Once I took my students on a field trip to the countryside. After inspecting corn growing in one of the fields, a young female student, acting as if she knew it all, announced, "This year's wheat has grown extremely tall." The peasant standing beside her did not spit at her even once, but gave her a little smile, which an astute observer might have interpreted as a reaction to her stupidity. Country people do not know how to deal with traffic because they have never experienced how to live in a city. That is a question of knowledge, not of intelligence. In the same way, when city people visit the countryside, they do not even know something as simple as how to chase the dogs away; but we should not call them "idiots" just because they are frightened by barking dogs. By equal measure, we certainly have no reason to call country people "stupid"because they lack knowledge about such simple rules of the road as whether to walk on the left or on the right side. Stupidity has no bearing here.

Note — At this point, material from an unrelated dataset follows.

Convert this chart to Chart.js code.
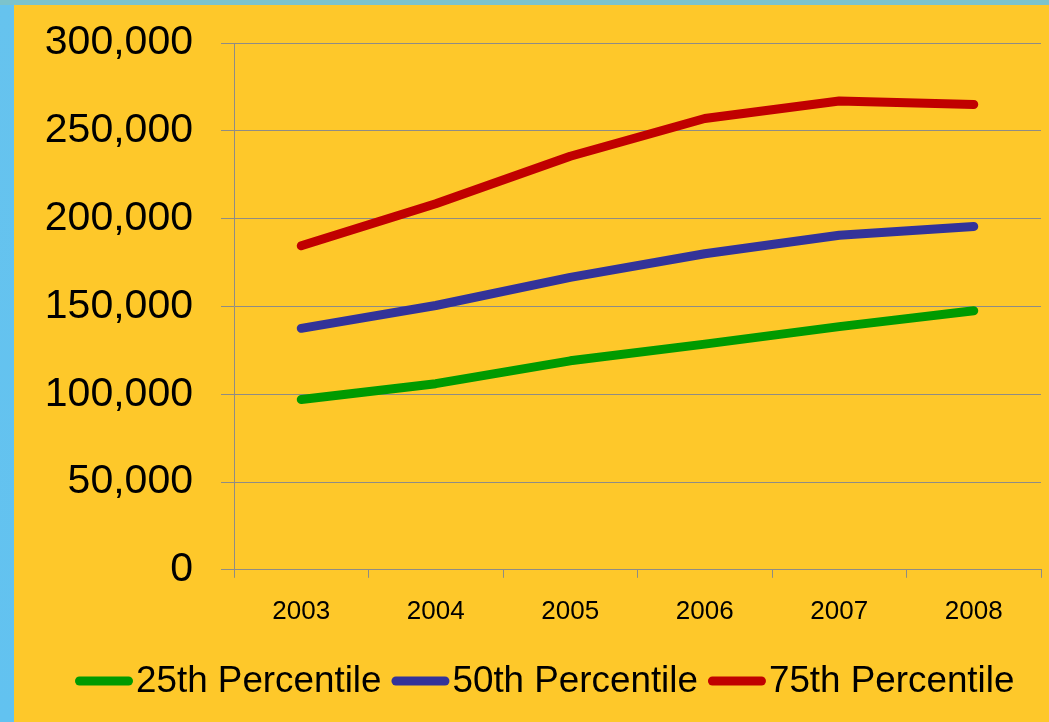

When our well-meaning social workers say that country people are stupid, they usually mean that country people cannot read. They are illiterate, or what we call "character blind." Their eyes cannot even recognize one Chinese character. That they are illiterate is a fact. I would never oppose a movement to bring literacy to the countryside. However, it would be hard to convince me that illiteracy equals stupidity. "Stupidity"indicates a lack of, or a defect in, intelligence. The ability to read is not a measure of intelligence. Intelligence is the ability to learn. If people have had no opportunity to study, they will necessarily know very little, regardless of whether or not they possess the ability to learn. Therefore, do we mean to say that country people are not only illiterate but also incapable of learning?

During the war, when my colleagues and I were evacuated to a distant rural area, some of our children attended a rural elementary school. In whatever classes they attended, our children learned faster and had better grades than the country children. In front of all the parents, the teachers always praised our children as being bright and spirited, by which they meant that the children of professors naturally possess high intelligence. I was, of course, delighted with such compliments for my own child. For us poor professors, who had been deprived of nearly everything, it seemed nice that we could still bequeath to our children a natural ability that left others far behind. One day, however, I saw students catching grasshoppers in the field after school. Those "bright and spirited" children of ours chased those grasshoppers all over the place, but they failed to catch anything. At the same time, being very agile, the peasant children caught grasshoppers with every grab. On my way home, I felt my pride deflate.

That peasant children could not learn characters in the classroom faster than the professors' children is just like the fact that professors' children could not catch more grasshoppers than the peasant children. I did not blame my child for being unable to catch grasshoppers. First, our family did not need grasshoppers to supplement our food. In those rural areas of Yunnan, people like to add grasshoppers to their dishes; their taste is somewhat like the dried shrimps from Suzhou. Second, my child never had the opportunity to practice catching grasshoppers. Professors' children always wore socks and shoes. To keep their dignity, they had to walk very carefully, and if they got dirty, their parents would scold them. Therefore, even when they went after the grasshoppers, they would always have misgivings about it, and so would never be quite agile enough to catch them. These are probably the immediate reasons, but an even more basic reason is that they never ran wild in the fields every day; they never learned to distinguish a blade of grass from an insect. As a result of protective coloration, grasshoppers are always the same color as the grass, so it takes trained eyes to see them.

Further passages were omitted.